Figure scripts:
........

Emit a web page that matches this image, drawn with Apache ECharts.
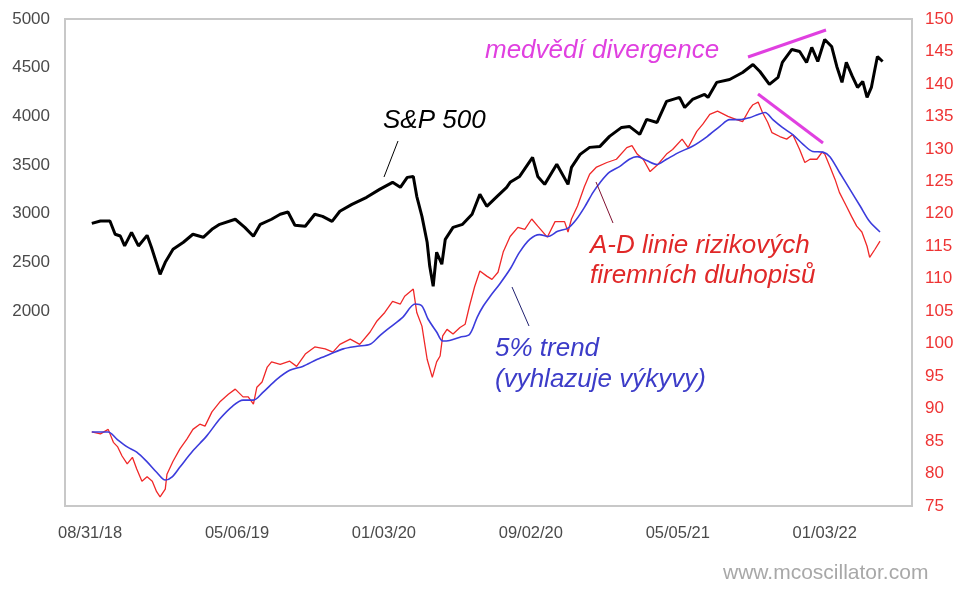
<!DOCTYPE html>
<html>
<head>
<meta charset="utf-8">
<script src="https://cdn.jsdelivr.net/npm/echarts@6/dist/echarts.min.js"></script>
<style>html,body{margin:0;padding:0;background:#fff;}#c{width:971px;height:596px;}</style>
</head>
<body>
<div id="c"></div>
<script>
// x = trading-day index from 08/31/18
const xTickDays = [0,170,340,510,680,850];
const xTickLabels = ['08/31/18','05/06/19','01/03/20','09/02/20','05/05/21','01/03/22'];
const leftTickLabels = [2000,2500,3000,3500,4000,4500,5000];

const spDays = [2,12,23,29,35,40,48,56,66,71,81,87,96,108,119,131,141,150,168,179,189,197,210,220,229,237,249,260,269,280,289,303,320,335,350,359,367,374,378,384,390,393,397,401,407,411,420,431,442,451,459,471,482,486,497,512,518,526,540,553,557,567,578,590,601,615,624,636,644,656,667,682,688,697,711,715,725,740,755,767,775,786,796,801,812,821,829,835,842,850,858,864,870,875,882,888,894,899,904,908,911,917];
const spValues = [2902,2926,2926,2790,2772,2670,2810,2670,2779,2656,2379,2502,2636,2708,2790,2759,2841,2892,2944,2861,2769,2892,2944,2995,3018,2882,2872,2995,2974,2923,3026,3097,3169,3251,3323,3272,3374,3384,3179,2974,2708,2461,2256,2605,2482,2738,2861,2892,2995,3200,3077,3179,3272,3323,3384,3579,3384,3302,3508,3302,3477,3610,3682,3692,3795,3887,3897,3815,3969,3938,4154,4195,4092,4174,4225,4195,4349,4379,4451,4533,4461,4328,4400,4554,4687,4666,4554,4708,4564,4790,4718,4513,4349,4554,4410,4297,4359,4195,4297,4482,4615,4564];

const adDays = [2,12,21,27,32,37,43,49,54,60,66,72,77,81,87,89,96,104,112,119,127,133,141,150,160,168,177,183,189,193,199,205,210,220,231,239,249,260,272,281,289,301,312,324,332,341,350,359,364,374,378,384,390,396,401,405,408,413,420,428,434,439,445,451,459,465,472,478,486,495,503,511,518,529,538,549,553,557,564,572,578,586,598,609,621,627,633,640,648,657,667,674,685,692,702,709,717,726,738,748,755,763,767,773,778,784,789,798,806,813,821,827,833,841,847,850,856,862,867,875,881,887,893,899,902,908,914];
const adValues = [86.4,86.1,86.8,84.8,84.1,82.7,81.5,82.5,80.7,78.8,79.5,78.8,77.2,76.4,77.6,79.9,81.9,83.8,85.3,86.8,87.6,87.3,89.5,91.0,92.2,93.0,91.8,91.8,90.7,93.3,94.1,96.4,97.2,96.8,97.3,96.5,98.4,99.5,99.2,98.7,99.9,100.7,99.9,101.8,103.5,104.8,106.5,106.1,107.3,108.4,104.8,102.7,97.6,94.8,97.2,98.1,101.2,102.2,101.5,102.5,103.0,105.8,108.8,111.2,110.4,109.9,111.0,114.1,116.5,117.9,117.6,119.2,118.1,116.4,118.8,118.8,117.2,119.2,121.2,124.2,126.1,127.2,127.9,128.4,130.2,130.5,129.2,128.4,126.5,127.6,129.2,129.9,131.5,130.2,132.7,133.8,135.3,135.8,135.0,134.5,134.2,136.1,136.8,137.2,135.6,134.1,132.5,131.9,131.5,132.2,129.9,127.9,128.4,128.4,129.5,129.2,127.3,125.3,123.3,121.2,119.6,118.1,117.2,115.0,113.3,114.5,115.8];

const trDays = [2,21,31,43,54,66,77,87,95,104,119,135,150,165,177,189,200,216,231,246,263,278,293,309,324,335,347,362,376,384,391,401,408,416,428,439,448,455,463,474,486,497,509,520,530,541,553,563,572,582,590,601,613,624,633,644,656,667,682,697,714,729,740,752,763,773,781,790,801,813,825,836,848,856,867,879,891,902,914];
const trValues = [86.4,86.4,85.3,84.1,83.3,81.8,80.2,79.0,79.5,81.0,83.5,85.8,88.4,90.4,91.3,91.3,92.5,94.5,95.9,96.5,97.6,98.4,99.2,99.6,99.9,101.2,102.5,104.1,106.1,105.8,103.8,101.8,100.4,100.5,101.0,101.4,104.1,105.8,107.3,109.2,111.5,114.1,116.1,116.8,116.5,117.3,117.8,119.2,121.0,123.3,124.8,126.4,127.3,128.4,128.8,128.2,127.6,128.4,129.5,130.4,131.9,133.5,134.5,134.5,134.8,135.3,135.6,134.5,133.3,132.2,130.7,129.6,129.5,128.8,126.4,123.8,121.2,118.8,117.2];

const zip = (a, b) => a.map((d, i) => [d, b[i]]);
const FF = '"Liberation Sans", Arial, sans-serif';

const chart = echarts.init(document.getElementById('c'), null, {width: 971, height: 596, renderer: 'canvas'});

function txt(t, x, y, color, size) {
  return {type: 'text', z: 100, style: {text: t, x: x, y: y, fill: color, fontSize: size, fontStyle: 'italic', fontFamily: FF, verticalAlign: 'middle', align: 'left'}};
}
function ln(x1, y1, x2, y2, color, w) {
  return {type: 'line', z: 100, shape: {x1: x1, y1: y1, x2: x2, y2: y2}, style: {stroke: color, lineWidth: w}};
}

chart.setOption({
  animation: false,
  backgroundColor: '#fff',
  grid: {left: 65, right: 59, top: 19, bottom: 90, show: true, borderColor: '#c8c8c8', borderWidth: 2, backgroundColor: '#fff'},
  xAxis: {
    type: 'value', min: -29, max: 951,
    axisLine: {show: false}, axisTick: {show: false}, splitLine: {show: false},
    axisLabel: {customValues: xTickDays, formatter: v => xTickLabels[xTickDays.indexOf(v)] || '', color: '#4a4a4a', fontSize: 16.5, fontFamily: FF, margin: 19}
  },
  yAxis: [
    {type: 'value', min: 0, max: 5000, interval: 500, position: 'left',
     axisLine: {show: false}, axisTick: {show: false}, splitLine: {show: false},
     axisLabel: {customValues: leftTickLabels, formatter: v => String(v), color: '#4a4a4a', fontSize: 17, fontFamily: FF, margin: 15}},
    {type: 'value', min: 75, max: 150, interval: 5, position: 'right',
     axisLine: {show: false}, axisTick: {show: false}, splitLine: {show: false},
     axisLabel: {formatter: v => String(v), color: '#ee3333', fontSize: 17, fontFamily: FF, margin: 13}}
  ],
  series: [
    {name: 'A-D', type: 'line', yAxisIndex: 1, data: zip(adDays, adValues), showSymbol: false, lineStyle: {color: '#f02828', width: 1.3}, z: 2},
    {name: 'trend', type: 'line', yAxisIndex: 1, data: zip(trDays, trValues), showSymbol: false, smooth: 0.3, lineStyle: {color: '#3c3cdc', width: 1.6}, z: 3},
    {name: 'S&P 500', type: 'line', yAxisIndex: 0, data: zip(spDays, spValues), showSymbol: false, lineStyle: {color: '#000', width: 3}, z: 4}
  ],
  graphic: [
    txt('S&P 500', 383, 121, '#000', 26),
    ln(398, 141, 384, 177, '#000', 1),
    txt('medvědí divergence', 485, 51, '#e040e0', 26),
    ln(748, 57, 826, 30, '#e040e0', 3),
    ln(758, 94, 823, 143, '#e040e0', 3),
    txt('A-D linie rizikových', 590, 246, '#e02828', 26),
    txt('firemních dluhopisů', 590, 276, '#e02828', 26),
    ln(596, 182, 613, 223, '#801030', 1),
    txt('5% trend', 495, 349, '#3c3cc8', 26),
    txt('(vyhlazuje výkyvy)', 495, 380, '#3c3cc8', 26),
    ln(512, 287, 529, 326, '#202070', 1),
    {type: 'text', z: 100, style: {text: 'www.mcoscillator.com', x: 723, y: 573, fill: '#a8a8a8', fontSize: 21, fontFamily: FF, verticalAlign: 'middle', align: 'left'}}
  ]
});
</script>
</body>
</html>
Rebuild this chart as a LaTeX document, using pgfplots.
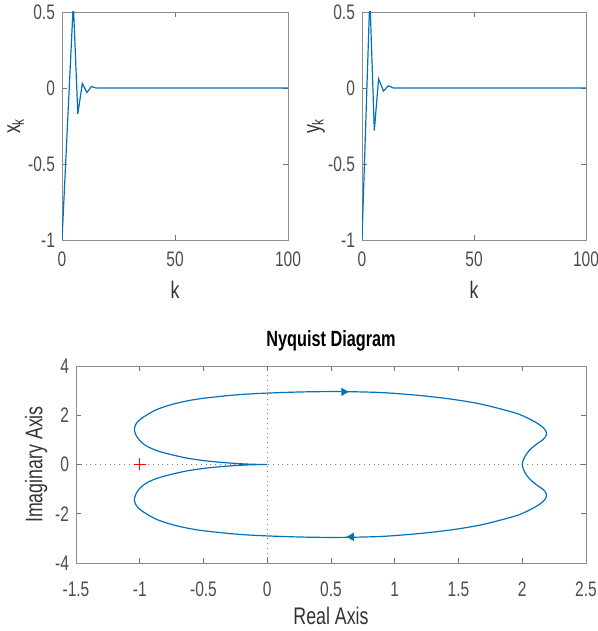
\documentclass[border=0pt]{standalone}
\usepackage{fontspec}
\setmainfont{Liberation Sans}[FakeStretch=0.74]
\usepackage{pgfplots}
\pgfplotsset{compat=1.18}

\definecolor{mblue}{rgb}{0,0.447,0.741}

\pgfplotsset{
  mstyle/.style={
    scale only axis,
    axis line style={black!45},
    tick style={black!55, thin},
    major tick length=2.5pt,
    tick label style={font=\fontsize{10.5}{11}\selectfont, text=black!70},
    xticklabel style={yshift=-2.5pt},
    label style={font=\fontsize{12}{13}\selectfont, text=black!80},
    /pgf/number format/assume math mode=true,
  },
}

\begin{document}
\begin{tikzpicture}

% x_k response
\begin{axis}[mstyle,
    at={(31pt,195.5pt)}, anchor=south west,
    width=113pt, height=114pt,
    xmin=0, xmax=100, ymin=-1, ymax=0.5,
    xtick={0,50,100}, ytick={-1,-0.5,0,0.5},
    xlabel={k}, ylabel={x\textsubscript{k}},
    ylabel style={at={(axis description cs:-0.205,0.5)}, anchor=center},
    xlabel style={at={(axis description cs:0.5,-0.22)}, anchor=center},
]
\addplot[mblue, line width=0.6pt] coordinates {
    (0,-1) (5,0.56) (7,-0.17) (9,0.03) (11,-0.03) (13,0.01) (15,0) (100,0)
};
\end{axis}

% y_k response
\begin{axis}[mstyle,
    at={(181pt,195.5pt)}, anchor=south west,
    width=112pt, height=114pt,
    xmin=0, xmax=100, ymin=-1, ymax=0.5,
    xtick={0,50,100}, ytick={-1,-0.5,0,0.5},
    xlabel={k}, ylabel={y\textsubscript{k}},
    ylabel style={at={(axis description cs:-0.205,0.5)}, anchor=center},
    xlabel style={at={(axis description cs:0.5,-0.22)}, anchor=center},
]
\addplot[mblue, line width=0.6pt] coordinates {
    (0,-1) (3.5,0.6) (5.5,-0.28) (7.4,0.06) (9.6,-0.02) (11.8,0.015) (14,0) (100,0)
};
\end{axis}

% Nyquist
\begin{axis}[mstyle,
    at={(38pt,34pt)}, anchor=south west,
    width=255pt, height=98.5pt,
    xmin=-1.5, xmax=2.5, ymin=-4, ymax=4,
    xtick={-1.5,-1,...,2.5}, ytick={-4,-2,0,2,4},
    xticklabel style={yshift=-3.5pt},
    xlabel={Real Axis}, ylabel={Imaginary Axis},
    ylabel style={at={(axis description cs:-0.078,0.5)}, anchor=center},
    xlabel style={at={(axis description cs:0.5,-0.27)}, anchor=center},
    title={Nyquist Diagram},
    title style={font=\fontsize{11}{12}\selectfont\bfseries, yshift=-2pt},
]
\addplot[black!50, dotted, line width=0.4pt] coordinates {(-1.5,0) (2.5,0)};
\addplot[black!50, dotted, line width=0.4pt] coordinates {(0,-4) (0,4)};
\addplot[mblue, line width=0.6pt, smooth, tension=0.5] coordinates {
    (0,0) (-0.12,0.01) (-0.24,0.04) (-0.37,0.09) (-0.5,0.16) (-0.63,0.26)
    (-0.76,0.41) (-0.87,0.57) (-0.95,0.76) (-1.0,0.97) (-1.03,1.2) (-1.042,1.42)
    (-1.03,1.64) (-0.99,1.86) (-0.88,2.2) (-0.76,2.42) (-0.63,2.58) (-0.5,2.69)
    (-0.24,2.83) (0,2.9) (0.3,2.95) (0.58,2.96) (0.9,2.92) (1.2,2.80) (1.45,2.65)
    (1.65,2.48) (1.82,2.27) (1.98,2.03) (2.11,1.70) (2.175,1.44) (2.19,1.22)
    (2.165,1.02) (2.11,0.82) (2.055,0.57) (2.018,0.3) (2.0,0)
    (2.018,-0.3) (2.055,-0.57) (2.11,-0.82) (2.165,-1.02) (2.19,-1.22)
    (2.175,-1.44) (2.11,-1.70) (1.98,-2.03) (1.82,-2.27) (1.65,-2.48) (1.45,-2.65)
    (1.2,-2.80) (0.9,-2.92) (0.58,-2.96) (0.3,-2.95) (0,-2.9) (-0.24,-2.83)
    (-0.5,-2.69) (-0.63,-2.58) (-0.76,-2.42) (-0.88,-2.2) (-0.99,-1.86)
    (-1.03,-1.64) (-1.042,-1.42) (-1.03,-1.2) (-1.0,-0.97) (-0.95,-0.76)
    (-0.87,-0.57) (-0.76,-0.41) (-0.63,-0.26) (-0.5,-0.16) (-0.37,-0.09)
    (-0.24,-0.04) (-0.12,-0.01) (0,0)
};
\addplot[mblue, only marks, mark=triangle*, mark size=2pt, mark options={rotate=-90}]
    coordinates {(0.6,2.95)};
\addplot[mblue, only marks, mark=triangle*, mark size=2pt, mark options={rotate=90}]
    coordinates {(0.66,-2.94)};
\addplot[red, only marks, mark=+, mark size=3pt, line width=0.4pt]
    coordinates {(-1,0)};
\end{axis}

\pgfresetboundingbox
\path (0,0) rectangle (299pt,315.5pt);
\end{tikzpicture}
\end{document}
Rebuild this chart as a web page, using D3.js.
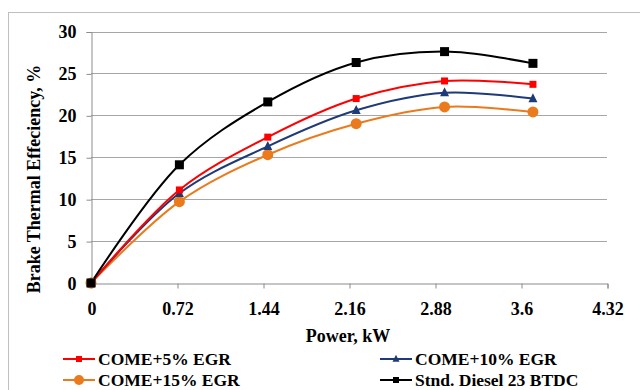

........

Pick out and copy every line that contains the word "page".

* Solved problem *
Emit a web page that matches this image, drawn with Apache ECharts.
Rebuild this chart as a web page, using D3.js.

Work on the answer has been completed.